File Under:roots
rock, alt-country di
Fabio Cerbone (23/10/2012)
Come
non dare anche solo un minimo di credito a Bj Barham quando canta: "un tempo ero
un uomo presentabile, poi la vita ha chiesto il conto/ ora sono solo una vittima
del rock'n'roll". Lo sguardo su una dura vita on the road, spesso fatta
di droghe e amori perduti, le sconfitte che si porta dietro, la consapevolezza
di non riuscire mai ad emergere, l'american dream che si impantana i qualche small
town di periferia. Buona parte del songwriting degli American Aquarium
dispiega il suo fascino nei versi di Barham, uno che ha studiato sui banchi migliori,
prendendo a prestito luoghi comuni e affermazioni essenziali appartenuti al rock'n'roll
fin dai suoi albori. Potrebbe essere la sagra del già sentito o persino un'imitazione
insopportabile, è invece un disco che promette quanto scritto a lettere perentorie
nel titolo: Burn. Flicker. Die.
Non c'è posa e non c'è finzione,
anche perché gli American Aquarium da Raleigh, North Carolina, sono al sesto disco
in meno di sette anni di attività, costantemente alla ricerca della loro voce
personale. L'hanno trovata dopo dieci giorni di registrazioni in Alabama, negli
studi di Sheffield, Muscle Shoals e dintorni, ovvero dove la storia della soul
music e del southern rock ha preso forma. Per sbocciare definitivamente in tutta
la loro ruvida scorza sudista, tra fiammate elettriche e reminiscenze alt-country
(d'altronde la band arriva dalla terra dei Whiskeytown e Caitlin Cary è una loro
sostenitrice di lunga data), hanno stretto un patto con Jason Isbell, qui
alla sua prima produzione. Pienamente riuscita, viene subito da aggiungere, un'impronta
indelebile già alle prime battute di Cape Fear River,
che prosegue nel febbrile roots rock St. Mary's e
fra le drammatiche trame country di Lonely Ain't easy.

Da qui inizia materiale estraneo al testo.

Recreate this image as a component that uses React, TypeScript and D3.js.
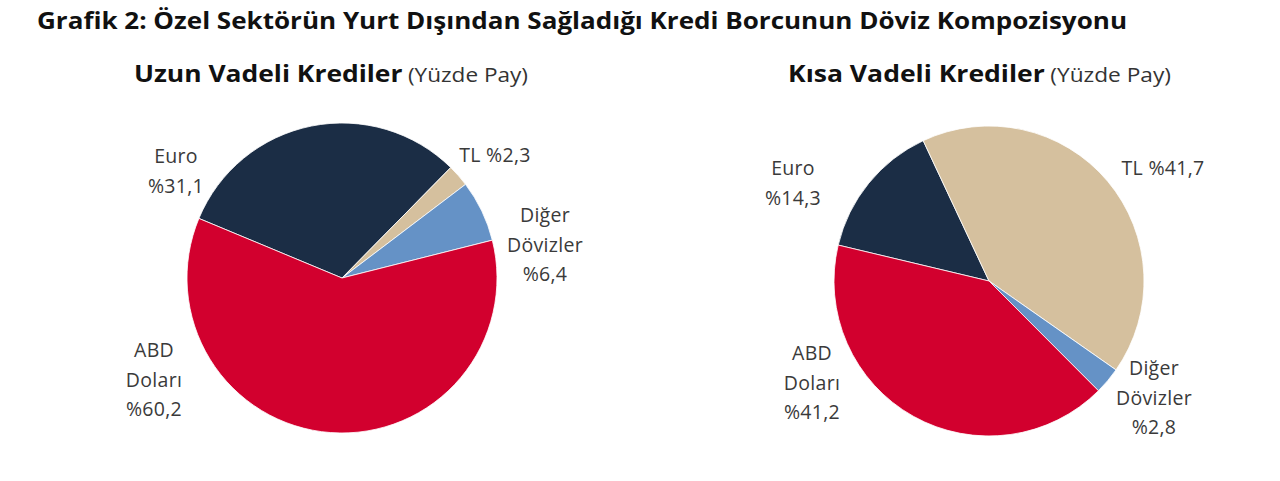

Alla schietta tempra rurale della band si aggiungono il violino di Amanda Shires
e il piano di Spooner Oldham, ospiti che Isbell traghetta nel sound degli
American Aquarium facendo compiere un salto notevole di carattere rispetto al
già positivo (e programmatico) Small
Town Hymns.
Là dove il romanticismo depresso di Barham faceva
pensare ad uno storyteller di razza con una rock'n'roll band al traino, oggi si
trasfigura in un progetto frutto di un collettivo, dove il ruolo del quintetto
ha una predominanza sui singoli. Non mancano momenti di introspezione e ballate
umorali (Jacksonville, l'intensa Harmless Sparks),
ma le chitarre di Ryan Johnson e la steel di Whit Wright non sono più un semplice
contorno alle declamazioni di Barham, voce rude e immaginario da beautiful loser.
La title track brucia tutto in fretta, Casualties
(da cui il verso in apertura) vibra rock dai margini dell'America, Savannah
Almost Killed Me rotola sulle macerie dell'alternative country più
elettrico, genere di formazione degli American Aquarium, che omaggiano persino
i misconosciuti concittadini Backsliders con una cover di Abe
Lincoln (stava sul secondo lavoro, prodotto da Eric Ambel).
Saturday Nights chiude ballando sulle ceneri del boogie sudista, una
lei entra nel bar mentre lui ha già capito tutto: "non sta cercando l'amore/ è
semplicemente spaventata a morte di essere sola". Benvenuti in America.